Zo komt het voor dat grond wordt verkocht aan een projectontwikkelaar en dat daarbij wordt overeengekomen dat de koopsom, die bestaat uit een bepaald bedrag per m2, aanzienlijk wordt verhoogd als de grond binnen een bepaald aantal jaren een bouwbestemming krijgt. Het is dan mogelijk dat die verhoging van de koopprijs pas meer dan drie jaren na het jaar van vervreemding tot winstneming leidt.
In een dergelijk geval is het jaar van winstrealisatie niet hetzelfde als het jaar van vervreemding. Het kan dan voorkomen dat de herinvestering wel plaatsvindt binnen drie jaren na het jaar van winstrealisatie, maar niet binnen drie jaren na het jaar van vervreemding. Een HIR kan dan niet worden gevormd.
Goedkeuring
De wetgever heeft op dit punt geen materiële wijziging beoogd ten opzichte van de regeling van de vervangingsreserve. Om die reden keur ik goed dat voor de toepassing van artikel 3.54, eerste lid, de zinsnede ‘jaar van vervreemding’ wordt opgevat als ‘jaar van winstrealisatie, mits een gevolg van vervreemding’.
Als in een eerder jaar wordt geherinvesteerd dan het jaar waarin de boekwinst wordt gerealiseerd, kan de afboeking van de HIR op die investering pas aan de orde komen in het jaar waarin de boekwinst tot uitdrukking wordt gebracht en die HIR wordt gevormd.

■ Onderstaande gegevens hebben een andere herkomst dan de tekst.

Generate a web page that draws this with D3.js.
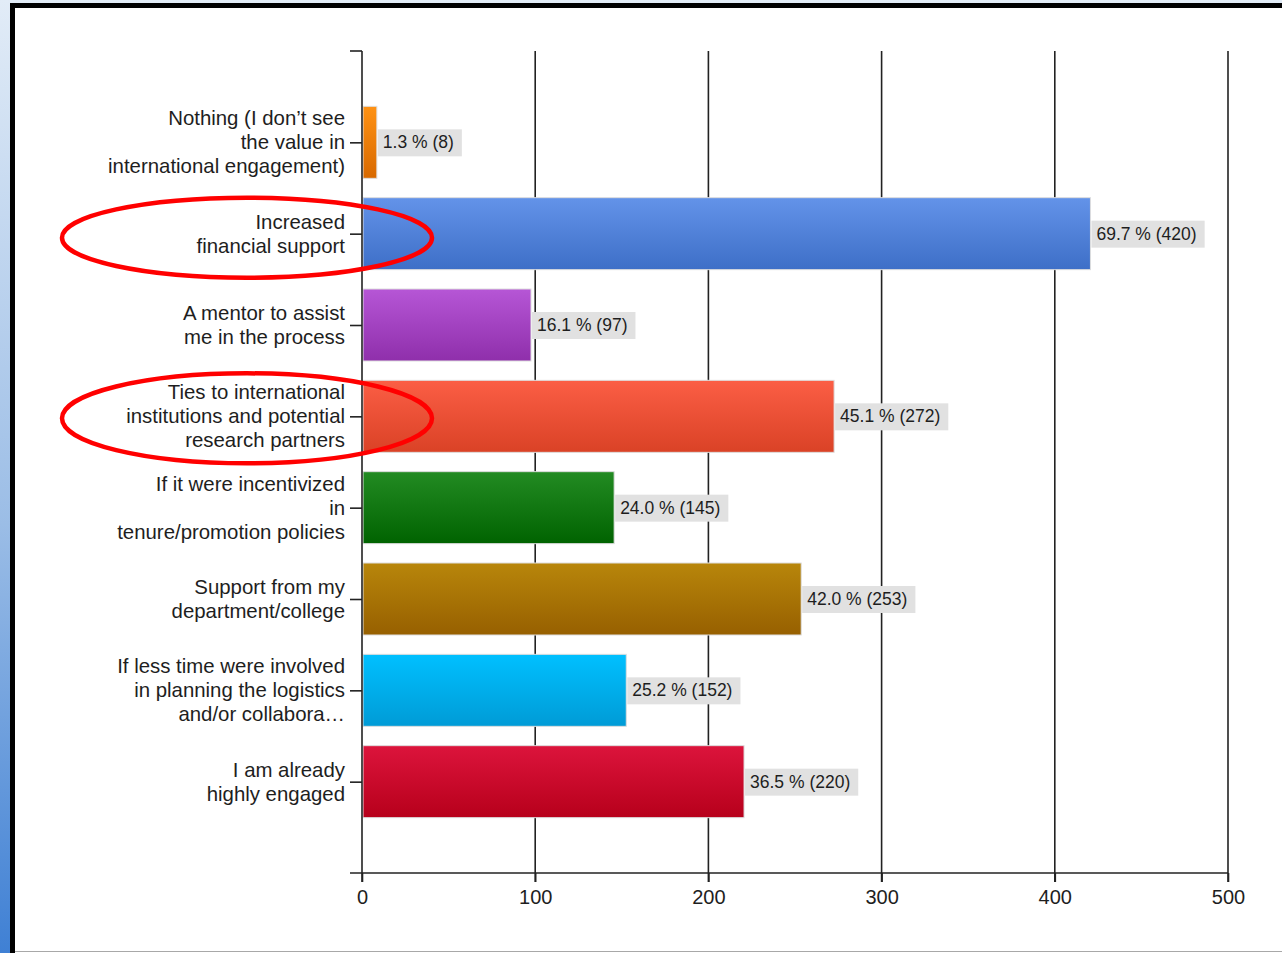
<!DOCTYPE html>
<html>
<head>
<meta charset="utf-8">
<script src="https://cdn.jsdelivr.net/npm/d3@7"></script>
<style>
  html, body { margin: 0; padding: 0; background: #ffffff; }
  svg { display: block; }
  text { font-family: "Liberation Sans", Arial, sans-serif; fill: #1e1e1e; }
</style>
</head>
<body>
<svg id="chart" width="1282" height="953"></svg>
<script>
// Survey answers: what would increase international engagement
const categories = [
  ["Nothing (I don\u2019t see", "the value in", "international engagement)"],
  ["Increased", "financial support"],
  ["A mentor to assist", "me in the process"],
  ["Ties to international", "institutions and potential", "research partners"],
  ["If it were incentivized", "in", "tenure/promotion policies"],
  ["Support from my", "department/college"],
  ["If less time were involved", "in planning the logistics", "and/or collabora\u2026"],
  ["I am already", "highly engaged"]
];
const counts   = [8, 420, 97, 272, 145, 253, 152, 220];
const percents = [1.3, 69.7, 16.1, 45.1, 24.0, 42.0, 25.2, 36.5];
const xTicks   = [0, 100, 200, 300, 400, 500];
const barTop    = ["#ff9214", "#6393e9", "#b656d6", "#fb5e45", "#238b23", "#b8860b", "#00c0ff", "#dc143c"];
const barBottom = ["#d86900", "#3e6fc7", "#8f2fab", "#da4226", "#006300", "#976000", "#009bd6", "#b7001b"];
// Categories that are circled in red
const highlighted = [1, 3];

const svg = d3.select("#chart");
const W = 1282, H = 953;
const defs = svg.append("defs");

// Window frame: blue gradient edge, black border, white canvas
const frameGrad = defs.append("linearGradient").attr("id", "frame")
  .attr("x1", 0).attr("y1", 0).attr("x2", 0).attr("y2", 1);
frameGrad.append("stop").attr("offset", "0%").attr("stop-color", "#e2ecf7");
frameGrad.append("stop").attr("offset", "55%").attr("stop-color", "#9bbde6");
frameGrad.append("stop").attr("offset", "100%").attr("stop-color", "#3f80d4");
svg.append("rect").attr("width", W).attr("height", H).attr("fill", "url(#frame)");
svg.append("rect").attr("x", 10).attr("y", 3).attr("width", W - 10).attr("height", H - 3).attr("fill", "#000");
svg.append("rect").attr("x", 15).attr("y", 8).attr("width", W - 15).attr("height", H - 8).attr("fill", "#fff");
svg.append("line").attr("x1", 15).attr("x2", W).attr("y1", 951.5).attr("y2", 951.5)
  .attr("stroke", "#a8a8a8").attr("stroke-width", 1);

// Scales
const plotTop = 51, plotBottom = 873, plotLeft = 362, plotRight = 1228;
const x = d3.scaleLinear().domain([0, 500]).range([plotLeft, plotRight]);
const y = d3.scalePoint().domain(d3.range(categories.length)).range([plotTop, plotBottom]).padding(1);
const barH = 72;

// Vertical gridlines (drawn behind the bars)
const grid = svg.append("g");
grid.selectAll("line").data(xTicks.slice(1)).join("line")
  .attr("x1", d => x(d)).attr("x2", d => x(d))
  .attr("y1", plotTop).attr("y2", plotBottom + 9)
  .attr("stroke", "#222").attr("stroke-width", 1.6);

// Bar gradients
categories.forEach((c, i) => {
  const g = defs.append("linearGradient").attr("id", "bar" + i)
    .attr("x1", 0).attr("y1", 0).attr("x2", 0).attr("y2", 1);
  g.append("stop").attr("offset", "0%").attr("stop-color", barTop[i]);
  g.append("stop").attr("offset", "100%").attr("stop-color", barBottom[i]);
});

// Bars
svg.append("g").selectAll("rect").data(counts).join("rect")
  .attr("x", x(0) + 1)
  .attr("y", (d, i) => y(i) - barH / 2)
  .attr("width", d => x(d) - x(0))
  .attr("height", barH)
  .attr("fill", (d, i) => `url(#bar${i})`)
  .attr("stroke", "#dedede").attr("stroke-width", 1);

// Value labels on grey boxes
const vl = svg.append("g").selectAll("g").data(counts).join("g");
vl.each(function (d, i) {
  const g = d3.select(this);
  const bx = x(d) + 2;
  const t = g.append("text")
    .attr("x", bx + 5).attr("y", y(i) + 6)
    .attr("font-size", 17.5)
    .text(`${percents[i].toFixed(1)} % (${d})`);
  const w = t.node().getComputedTextLength();
  g.insert("rect", "text")
    .attr("x", bx).attr("y", y(i) - 13)
    .attr("width", w + 13).attr("height", 27)
    .attr("fill", "#e1e1e1");
});

// Y axis with multi-line category labels
const yAxis = d3.axisLeft(y).tickSize(12).tickFormat("");
const yg = svg.append("g").attr("transform", `translate(${plotLeft},0)`).call(yAxis);
yg.select(".domain").remove();
yg.selectAll(".tick line").attr("stroke", "#222").attr("stroke-width", 1.6);
svg.append("line").attr("x1", plotLeft).attr("x2", plotLeft)
  .attr("y1", plotTop).attr("y2", plotBottom + 9)
  .attr("stroke", "#222").attr("stroke-width", 1.6);
svg.append("line").attr("x1", plotLeft - 12).attr("x2", plotLeft)
  .attr("y1", plotTop).attr("y2", plotTop)
  .attr("stroke", "#222").attr("stroke-width", 1.6);

const lineH = 24;
svg.append("g").selectAll("text").data(categories).join("text")
  .attr("text-anchor", "end")
  .attr("font-size", 20.4)
  .each(function (lines, i) {
    const t = d3.select(this);
    const first = y(i) - (lines.length - 1) * lineH / 2 + 7;
    lines.forEach((ln, k) => {
      t.append("tspan").attr("x", plotLeft - 17).attr("y", first + k * lineH).text(ln);
    });
  });

// X axis
const xAxis = d3.axisBottom(x).tickValues(xTicks).tickSize(9).tickFormat(d3.format("d"));
const xg = svg.append("g").attr("transform", `translate(0,${plotBottom})`).call(xAxis);
xg.select(".domain").remove();
xg.selectAll(".tick line").attr("stroke", "#222").attr("stroke-width", 1.6);
xg.selectAll(".tick text").attr("font-size", 20).attr("dy", "0.95em")
  .attr("font-family", "Liberation Sans, Arial, sans-serif").attr("fill", "#1e1e1e");
svg.append("line").attr("x1", plotLeft - 12).attr("x2", plotRight)
  .attr("y1", plotBottom).attr("y2", plotBottom)
  .attr("stroke", "#222").attr("stroke-width", 1.6);

// Red ellipses around highlighted answers
const ry = [40, 45];
svg.append("g").selectAll("ellipse").data(highlighted).join("ellipse")
  .attr("cx", 247)
  .attr("cy", (d, k) => y(d) + (k === 0 ? 4 : 2))
  .attr("rx", 185)
  .attr("ry", (d, k) => ry[k])
  .attr("fill", "none")
  .attr("stroke", "#ff0000")
  .attr("stroke-width", 4.5);
</script>
</body>
</html>
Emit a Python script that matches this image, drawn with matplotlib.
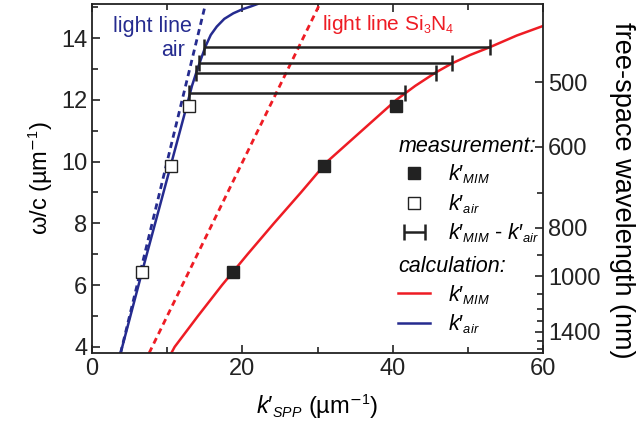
import numpy as np
import matplotlib
matplotlib.use("Agg")
import matplotlib.pyplot as plt
import matplotlib._mathtext as mathtext_internal

plt.rcParams['font.family'] = ['Liberation Sans', 'DejaVu Sans']
plt.rcParams['mathtext.fontset'] = 'custom'
plt.rcParams['mathtext.rm'] = 'Liberation Sans'
plt.rcParams['mathtext.it'] = 'Liberation Sans:italic'
mathtext_internal.SHRINK_FACTOR = 0.6  # smaller sub/superscripts, as in the original

# ---- data --------------------------------------------------------------------- #

# measured points (k' in um^-1, omega/c in um^-1)
meas_omega = [6.42, 9.85, 11.8]
meas_k_mim = [18.8, 30.9, 40.5]
meas_k_air = [6.65, 10.45, 12.85]

# k'_MIM - k'_air bars
bar_omega = [12.22, 12.88, 13.18, 13.70]
bar_k_air = [12.85, 13.87, 14.27, 14.93]
bar_k_mim = [41.6, 45.7, 47.9, 52.9]

# calculated dispersion, MIM
calc_mim_k = [10.6, 11.0, 14.1, 17.3, 20.7, 24.2, 27.8, 31.3, 35.9, 40.5,
              43.0, 45.7, 47.9, 50.3, 52.9, 56.5, 60.0]
calc_mim_w = [3.82, 4.0, 5.0, 6.0, 7.0, 8.0, 9.0, 10.0, 11.0, 12.0,
              12.45, 12.88, 13.18, 13.45, 13.70, 14.08, 14.39]

# calculated dispersion, air side
calc_air_k = [3.83, 6.65, 10.45, 12.6, 13.3, 13.9, 14.4, 15.1, 15.8, 16.6,
              17.6, 18.8, 20.0, 21.1, 22.0]
calc_air_w = [3.82, 6.42, 9.85, 11.8, 12.45, 12.9, 13.25, 13.73, 14.1, 14.37,
              14.62, 14.8, 14.93, 15.02, 15.1]

# light lines
ll_air_k = [3.8, 15.1]
ll_air_w = [3.8, 15.1]
ll_sin_k = [7.6, 30.3]
ll_sin_w = [3.8, 15.1]

# right axis (free-space wavelength, nm)
wl_major = [500, 600, 800, 1000, 1400]
wl_minor = [700, 900, 1100, 1200, 1300, 1500, 1600]

red = '#ee1c24'
blue = '#252b8f'
black = '#222222'

lab_mim = r"$k\prime_{MIM}$"
lab_air = r"$k\prime_{air}$"

# -------------------------------------------------------------------------------------------------- #

fig = plt.figure(figsize=(6.42, 4.30), dpi=100)
ax = fig.add_axes([0.1433, 0.179, 0.7025, 0.8116])

ax.plot(ll_air_k, ll_air_w, color=blue, lw=2, dashes=(2.2, 1.6))
ax.plot(ll_sin_k, ll_sin_w, color=red, lw=2, dashes=(2.2, 1.6))
line_mim, = ax.plot(calc_mim_k, calc_mim_w, color=red, lw=1.8)
line_air, = ax.plot(calc_air_k, calc_air_w, color=blue, lw=1.8)

bar_mid = [(a + b) / 2 for a, b in zip(bar_k_air, bar_k_mim)]
bar_half = [(b - a) / 2 for a, b in zip(bar_k_air, bar_k_mim)]
eb = ax.errorbar(bar_mid, bar_omega, xerr=bar_half, fmt='none', ecolor=black,
                 elinewidth=1.8, capsize=6, capthick=1.8)

sq_mim, = ax.plot(meas_k_mim, meas_omega, ls='none', marker='s', ms=9,
                  mfc=black, mec=black, mew=1)
sq_air, = ax.plot(meas_k_air, meas_omega, ls='none', marker='s', ms=9,
                  mfc='white', mec=black, mew=1)

ax.set_xlim(0, 60)
ax.set_ylim(3.8, 15.1)
ax.set_xticks([0, 20, 40, 60])
ax.set_xticks([10, 30, 50], minor=True)
ax.set_yticks([4, 6, 8, 10, 12, 14])
ax.set_yticks([5, 7, 9, 11, 13, 15], minor=True)
ax.tick_params(which='both', direction='in', top=True, right=False, width=1.2,
               labelsize=17, colors=black)
ax.tick_params(which='major', length=6)
ax.tick_params(which='minor', length=4)
for s in ax.spines.values():
    s.set_linewidth(1.3)
    s.set_color(black)

ax.set_xlabel(r"$k\prime_{SPP}$ (µm$^{\mathsf{-}1}$)", fontsize=17, labelpad=9)
ax.set_ylabel(r"ω/c (µm$^{\mathsf{-}1}$)", fontsize=17, labelpad=4)

# right axis: free-space wavelength, lambda = 2*pi/(omega/c)
ax2 = ax.twinx()
ax2.set_ylim(ax.get_ylim())
ax2.set_yticks([2 * np.pi / (w / 1000) for w in wl_major])
ax2.set_yticklabels([str(w) for w in wl_major])
ax2.set_yticks([2 * np.pi / (w / 1000) for w in wl_minor], minor=True)
ax2.tick_params(which='both', direction='in', width=1.2, labelsize=17, colors=black)
ax2.tick_params(which='major', length=6)
ax2.tick_params(which='minor', length=4)
ax2.set_ylabel("free-space wavelength (nm)", fontsize=19.5, rotation=270)
ax2.yaxis.set_label_coords(1.205, 0.467)
for s in ax2.spines.values():
    s.set_visible(False)

ax.text(0.2217, 0.965, "light line", transform=ax.transAxes, color=blue,
        fontsize=15.5, ha='right', va='top')
ax.text(0.206, 0.898, "air", transform=ax.transAxes, color=blue,
        fontsize=15.5, ha='right', va='top')
ax.text(0.51, 0.975, r"light line Si$_3$N$_4$", transform=ax.transAxes, color=red,
        fontsize=15, ha='left', va='top')

leg_kw = dict(loc='upper left', frameon=False, fontsize=15.5, handlelength=1.5,
              handletextpad=0.8, labelspacing=0.28, borderpad=0, alignment='left',
              title_fontproperties={'style': 'italic', 'size': 15.5})
leg1 = ax.legend([sq_mim, sq_air, eb], [lab_mim, lab_air, lab_mim + " - " + lab_air],
                 title="measurement:", bbox_to_anchor=(0.655, 0.654), **leg_kw)
ax.add_artist(leg1)
leg2 = ax.legend([line_mim, line_air], [lab_mim, lab_air],
                 title="calculation:", bbox_to_anchor=(0.655, 0.309), **leg_kw)

fig.savefig("out.png", dpi=100)
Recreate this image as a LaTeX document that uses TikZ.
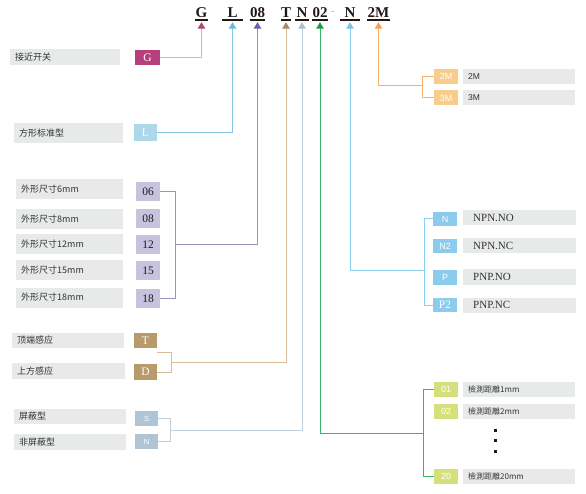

Het is ook mogelijk dat het verkregen recht op een hogere koopprijs binnen goed koopmansgebruik is geactiveerd (HR 6 december 2000, ECLI:NL:HR:2000:AA8866, en HR 1 oktober 2004, ECLI:NL:HR:2004:AR3100). Dan kan een later tot uitdrukking komende winst op het geactiveerde vorderingsrecht niet worden gereserveerd door middel van een HIR, omdat in zoverre geen sprake is van winst ter zake van de vervreemding van een bedrijfsmiddel.